What is asked: Quote the whole listing exactly. Leave the pictures out of your copy.

The input:
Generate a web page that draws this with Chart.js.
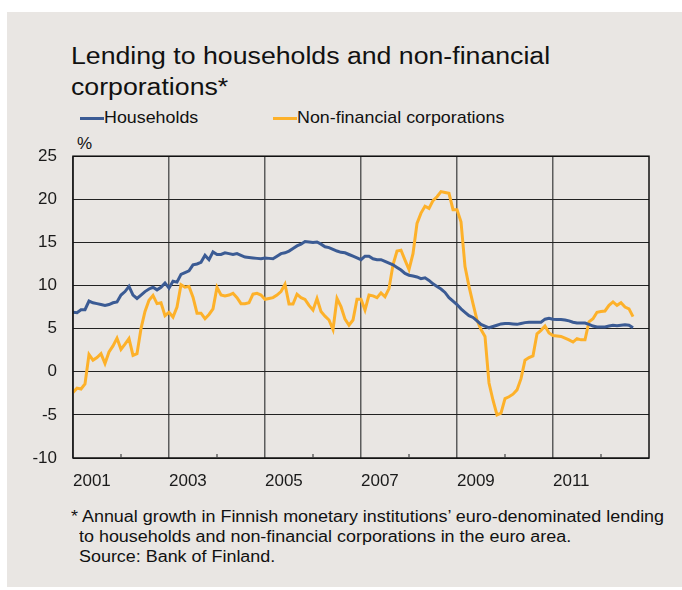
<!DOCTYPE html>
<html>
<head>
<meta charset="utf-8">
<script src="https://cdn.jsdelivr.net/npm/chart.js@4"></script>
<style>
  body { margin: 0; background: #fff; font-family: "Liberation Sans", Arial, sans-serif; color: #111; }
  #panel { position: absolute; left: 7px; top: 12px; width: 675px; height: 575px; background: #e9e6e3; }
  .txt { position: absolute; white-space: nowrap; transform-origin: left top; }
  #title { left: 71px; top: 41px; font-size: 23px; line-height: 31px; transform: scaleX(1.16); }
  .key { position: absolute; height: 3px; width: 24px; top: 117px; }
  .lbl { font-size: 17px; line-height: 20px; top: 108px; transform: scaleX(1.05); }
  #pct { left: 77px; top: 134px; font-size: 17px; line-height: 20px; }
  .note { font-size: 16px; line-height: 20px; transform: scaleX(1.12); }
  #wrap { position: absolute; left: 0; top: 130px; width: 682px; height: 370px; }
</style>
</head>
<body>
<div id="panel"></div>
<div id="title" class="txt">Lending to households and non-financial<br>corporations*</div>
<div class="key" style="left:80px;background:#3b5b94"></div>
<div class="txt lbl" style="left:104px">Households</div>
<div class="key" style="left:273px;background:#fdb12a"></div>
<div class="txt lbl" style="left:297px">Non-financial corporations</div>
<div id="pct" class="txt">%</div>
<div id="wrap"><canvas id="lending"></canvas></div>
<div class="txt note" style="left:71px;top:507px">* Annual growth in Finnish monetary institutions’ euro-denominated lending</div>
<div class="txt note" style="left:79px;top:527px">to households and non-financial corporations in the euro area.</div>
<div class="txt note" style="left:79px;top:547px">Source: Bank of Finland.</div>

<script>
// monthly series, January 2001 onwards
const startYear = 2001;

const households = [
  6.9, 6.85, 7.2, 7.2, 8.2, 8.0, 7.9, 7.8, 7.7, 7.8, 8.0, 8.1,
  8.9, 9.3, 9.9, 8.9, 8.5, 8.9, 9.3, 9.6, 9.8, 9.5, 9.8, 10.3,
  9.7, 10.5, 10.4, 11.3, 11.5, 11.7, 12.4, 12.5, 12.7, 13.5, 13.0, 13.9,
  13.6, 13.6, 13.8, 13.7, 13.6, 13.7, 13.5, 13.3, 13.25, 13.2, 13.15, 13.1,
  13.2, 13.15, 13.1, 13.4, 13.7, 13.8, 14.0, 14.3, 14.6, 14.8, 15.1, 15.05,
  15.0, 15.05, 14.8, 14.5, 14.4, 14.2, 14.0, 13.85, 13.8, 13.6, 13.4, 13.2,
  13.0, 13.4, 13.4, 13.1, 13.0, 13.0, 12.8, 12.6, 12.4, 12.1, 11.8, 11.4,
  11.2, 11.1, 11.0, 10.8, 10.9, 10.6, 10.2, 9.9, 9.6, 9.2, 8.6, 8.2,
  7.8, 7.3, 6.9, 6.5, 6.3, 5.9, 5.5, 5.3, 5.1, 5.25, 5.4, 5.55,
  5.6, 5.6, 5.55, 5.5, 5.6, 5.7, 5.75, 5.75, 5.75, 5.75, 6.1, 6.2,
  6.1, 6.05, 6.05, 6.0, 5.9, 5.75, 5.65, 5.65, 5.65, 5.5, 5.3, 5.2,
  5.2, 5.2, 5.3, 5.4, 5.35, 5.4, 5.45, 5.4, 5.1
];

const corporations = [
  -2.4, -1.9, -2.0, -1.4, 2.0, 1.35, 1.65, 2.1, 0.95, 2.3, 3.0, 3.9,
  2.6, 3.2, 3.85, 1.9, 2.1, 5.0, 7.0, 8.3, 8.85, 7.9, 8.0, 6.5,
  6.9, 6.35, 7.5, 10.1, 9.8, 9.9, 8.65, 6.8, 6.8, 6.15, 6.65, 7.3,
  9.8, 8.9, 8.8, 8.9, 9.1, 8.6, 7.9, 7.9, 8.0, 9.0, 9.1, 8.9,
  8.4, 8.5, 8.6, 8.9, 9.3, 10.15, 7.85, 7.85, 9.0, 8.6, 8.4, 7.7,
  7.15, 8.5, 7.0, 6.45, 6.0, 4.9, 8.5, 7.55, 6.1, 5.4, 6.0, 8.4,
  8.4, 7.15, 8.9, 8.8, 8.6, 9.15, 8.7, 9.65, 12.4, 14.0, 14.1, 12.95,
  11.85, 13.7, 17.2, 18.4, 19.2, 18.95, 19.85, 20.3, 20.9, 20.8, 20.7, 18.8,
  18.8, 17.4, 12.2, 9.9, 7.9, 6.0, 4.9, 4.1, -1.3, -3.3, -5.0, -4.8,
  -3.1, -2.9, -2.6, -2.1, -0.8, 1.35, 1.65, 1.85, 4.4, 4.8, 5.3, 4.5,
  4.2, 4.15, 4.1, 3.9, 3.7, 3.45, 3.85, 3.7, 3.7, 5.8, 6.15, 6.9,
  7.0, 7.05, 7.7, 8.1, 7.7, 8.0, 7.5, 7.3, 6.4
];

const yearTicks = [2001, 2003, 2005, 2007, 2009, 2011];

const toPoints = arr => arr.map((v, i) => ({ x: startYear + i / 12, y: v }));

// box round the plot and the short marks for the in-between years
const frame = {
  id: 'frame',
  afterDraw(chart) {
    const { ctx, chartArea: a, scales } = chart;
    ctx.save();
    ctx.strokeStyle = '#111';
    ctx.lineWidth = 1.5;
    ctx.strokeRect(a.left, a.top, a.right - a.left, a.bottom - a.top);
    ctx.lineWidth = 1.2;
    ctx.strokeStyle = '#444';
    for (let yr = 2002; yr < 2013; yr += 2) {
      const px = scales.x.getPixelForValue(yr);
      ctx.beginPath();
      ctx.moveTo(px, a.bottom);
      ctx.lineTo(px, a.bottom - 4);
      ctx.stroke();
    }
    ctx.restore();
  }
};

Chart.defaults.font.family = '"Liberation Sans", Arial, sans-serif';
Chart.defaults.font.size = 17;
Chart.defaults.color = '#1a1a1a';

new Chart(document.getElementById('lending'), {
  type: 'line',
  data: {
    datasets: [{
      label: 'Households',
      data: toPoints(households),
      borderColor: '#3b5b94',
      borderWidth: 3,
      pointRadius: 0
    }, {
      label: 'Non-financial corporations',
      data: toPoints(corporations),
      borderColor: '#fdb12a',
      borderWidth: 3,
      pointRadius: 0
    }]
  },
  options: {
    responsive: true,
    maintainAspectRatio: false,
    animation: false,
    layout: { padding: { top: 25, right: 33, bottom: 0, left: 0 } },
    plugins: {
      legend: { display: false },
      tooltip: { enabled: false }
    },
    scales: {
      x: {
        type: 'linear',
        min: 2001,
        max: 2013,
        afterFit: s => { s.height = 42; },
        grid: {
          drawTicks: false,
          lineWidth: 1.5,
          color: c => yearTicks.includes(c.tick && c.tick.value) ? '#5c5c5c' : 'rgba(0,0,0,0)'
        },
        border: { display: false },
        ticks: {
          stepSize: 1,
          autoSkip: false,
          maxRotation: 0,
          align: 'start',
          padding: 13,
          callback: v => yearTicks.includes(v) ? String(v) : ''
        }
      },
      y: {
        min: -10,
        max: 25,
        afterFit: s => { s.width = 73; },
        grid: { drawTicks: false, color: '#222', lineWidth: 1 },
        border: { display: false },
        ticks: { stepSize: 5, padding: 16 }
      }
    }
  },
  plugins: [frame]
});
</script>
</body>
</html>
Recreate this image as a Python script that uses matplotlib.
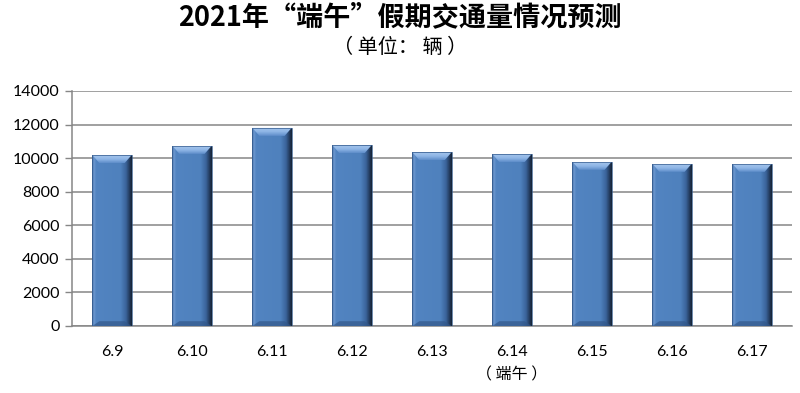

Answer:
Generate a web page that draws this with Chart.js.
<!DOCTYPE html>
<html>
<head>
<meta charset="utf-8">
<script src="https://cdn.jsdelivr.net/npm/chart.js@4"></script>
<style>
  body { margin: 0; background: #fff; font-family: "Liberation Sans", Arial, sans-serif; color: #111; }
  #panel { position: absolute; left: 7px; top: 12px; width: 675px; height: 575px; background: #e9e6e3; }
  .txt { position: absolute; white-space: nowrap; transform-origin: left top; }
  #title { left: 71px; top: 41px; font-size: 23px; line-height: 31px; transform: scaleX(1.16); }
  .key { position: absolute; height: 3px; width: 24px; top: 117px; }
  .lbl { font-size: 17px; line-height: 20px; top: 108px; transform: scaleX(1.05); }
  #pct { left: 77px; top: 134px; font-size: 17px; line-height: 20px; }
  .note { font-size: 16px; line-height: 20px; transform: scaleX(1.12); }
  #wrap { position: absolute; left: 0; top: 130px; width: 682px; height: 370px; }
</style>
</head>
<body>
<div id="panel"></div>
<div id="title" class="txt">Lending to households and non-financial<br>corporations*</div>
<div class="key" style="left:80px;background:#3b5b94"></div>
<div class="txt lbl" style="left:104px">Households</div>
<div class="key" style="left:273px;background:#fdb12a"></div>
<div class="txt lbl" style="left:297px">Non-financial corporations</div>
<div id="pct" class="txt">%</div>
<div id="wrap"><canvas id="lending"></canvas></div>
<div class="txt note" style="left:71px;top:507px">* Annual growth in Finnish monetary institutions’ euro-denominated lending</div>
<div class="txt note" style="left:79px;top:527px">to households and non-financial corporations in the euro area.</div>
<div class="txt note" style="left:79px;top:547px">Source: Bank of Finland.</div>

<script>
// monthly series, January 2001 onwards
const startYear = 2001;

const households = [
  6.9, 6.85, 7.2, 7.2, 8.2, 8.0, 7.9, 7.8, 7.7, 7.8, 8.0, 8.1,
  8.9, 9.3, 9.9, 8.9, 8.5, 8.9, 9.3, 9.6, 9.8, 9.5, 9.8, 10.3,
  9.7, 10.5, 10.4, 11.3, 11.5, 11.7, 12.4, 12.5, 12.7, 13.5, 13.0, 13.9,
  13.6, 13.6, 13.8, 13.7, 13.6, 13.7, 13.5, 13.3, 13.25, 13.2, 13.15, 13.1,
  13.2, 13.15, 13.1, 13.4, 13.7, 13.8, 14.0, 14.3, 14.6, 14.8, 15.1, 15.05,
  15.0, 15.05, 14.8, 14.5, 14.4, 14.2, 14.0, 13.85, 13.8, 13.6, 13.4, 13.2,
  13.0, 13.4, 13.4, 13.1, 13.0, 13.0, 12.8, 12.6, 12.4, 12.1, 11.8, 11.4,
  11.2, 11.1, 11.0, 10.8, 10.9, 10.6, 10.2, 9.9, 9.6, 9.2, 8.6, 8.2,
  7.8, 7.3, 6.9, 6.5, 6.3, 5.9, 5.5, 5.3, 5.1, 5.25, 5.4, 5.55,
  5.6, 5.6, 5.55, 5.5, 5.6, 5.7, 5.75, 5.75, 5.75, 5.75, 6.1, 6.2,
  6.1, 6.05, 6.05, 6.0, 5.9, 5.75, 5.65, 5.65, 5.65, 5.5, 5.3, 5.2,
  5.2, 5.2, 5.3, 5.4, 5.35, 5.4, 5.45, 5.4, 5.1
];

const corporations = [
  -2.4, -1.9, -2.0, -1.4, 2.0, 1.35, 1.65, 2.1, 0.95, 2.3, 3.0, 3.9,
  2.6, 3.2, 3.85, 1.9, 2.1, 5.0, 7.0, 8.3, 8.85, 7.9, 8.0, 6.5,
  6.9, 6.35, 7.5, 10.1, 9.8, 9.9, 8.65, 6.8, 6.8, 6.15, 6.65, 7.3,
  9.8, 8.9, 8.8, 8.9, 9.1, 8.6, 7.9, 7.9, 8.0, 9.0, 9.1, 8.9,
  8.4, 8.5, 8.6, 8.9, 9.3, 10.15, 7.85, 7.85, 9.0, 8.6, 8.4, 7.7,
  7.15, 8.5, 7.0, 6.45, 6.0, 4.9, 8.5, 7.55, 6.1, 5.4, 6.0, 8.4,
  8.4, 7.15, 8.9, 8.8, 8.6, 9.15, 8.7, 9.65, 12.4, 14.0, 14.1, 12.95,
  11.85, 13.7, 17.2, 18.4, 19.2, 18.95, 19.85, 20.3, 20.9, 20.8, 20.7, 18.8,
  18.8, 17.4, 12.2, 9.9, 7.9, 6.0, 4.9, 4.1, -1.3, -3.3, -5.0, -4.8,
  -3.1, -2.9, -2.6, -2.1, -0.8, 1.35, 1.65, 1.85, 4.4, 4.8, 5.3, 4.5,
  4.2, 4.15, 4.1, 3.9, 3.7, 3.45, 3.85, 3.7, 3.7, 5.8, 6.15, 6.9,
  7.0, 7.05, 7.7, 8.1, 7.7, 8.0, 7.5, 7.3, 6.4
];

const yearTicks = [2001, 2003, 2005, 2007, 2009, 2011];

const toPoints = arr => arr.map((v, i) => ({ x: startYear + i / 12, y: v }));

// box round the plot and the short marks for the in-between years
const frame = {
  id: 'frame',
  afterDraw(chart) {
    const { ctx, chartArea: a, scales } = chart;
    ctx.save();
    ctx.strokeStyle = '#111';
    ctx.lineWidth = 1.5;
    ctx.strokeRect(a.left, a.top, a.right - a.left, a.bottom - a.top);
    ctx.lineWidth = 1.2;
    ctx.strokeStyle = '#444';
    for (let yr = 2002; yr < 2013; yr += 2) {
      const px = scales.x.getPixelForValue(yr);
      ctx.beginPath();
      ctx.moveTo(px, a.bottom);
      ctx.lineTo(px, a.bottom - 4);
      ctx.stroke();
    }
    ctx.restore();
  }
};

Chart.defaults.font.family = '"Liberation Sans", Arial, sans-serif';
Chart.defaults.font.size = 17;
Chart.defaults.color = '#1a1a1a';

new Chart(document.getElementById('lending'), {
  type: 'line',
  data: {
    datasets: [{
      label: 'Households',
      data: toPoints(households),
      borderColor: '#3b5b94',
      borderWidth: 3,
      pointRadius: 0
    }, {
      label: 'Non-financial corporations',
      data: toPoints(corporations),
      borderColor: '#fdb12a',
      borderWidth: 3,
      pointRadius: 0
    }]
  },
  options: {
    responsive: true,
    maintainAspectRatio: false,
    animation: false,
    layout: { padding: { top: 25, right: 33, bottom: 0, left: 0 } },
    plugins: {
      legend: { display: false },
      tooltip: { enabled: false }
    },
    scales: {
      x: {
        type: 'linear',
        min: 2001,
        max: 2013,
        afterFit: s => { s.height = 42; },
        grid: {
          drawTicks: false,
          lineWidth: 1.5,
          color: c => yearTicks.includes(c.tick && c.tick.value) ? '#5c5c5c' : 'rgba(0,0,0,0)'
        },
        border: { display: false },
        ticks: {
          stepSize: 1,
          autoSkip: false,
          maxRotation: 0,
          align: 'start',
          padding: 13,
          callback: v => yearTicks.includes(v) ? String(v) : ''
        }
      },
      y: {
        min: -10,
        max: 25,
        afterFit: s => { s.width = 73; },
        grid: { drawTicks: false, color: '#222', lineWidth: 1 },
        border: { display: false },
        ticks: { stepSize: 5, padding: 16 }
      }
    }
  },
  plugins: [frame]
});
</script>
</body>
</html>
Recreate this image as a Python script that uses matplotlib.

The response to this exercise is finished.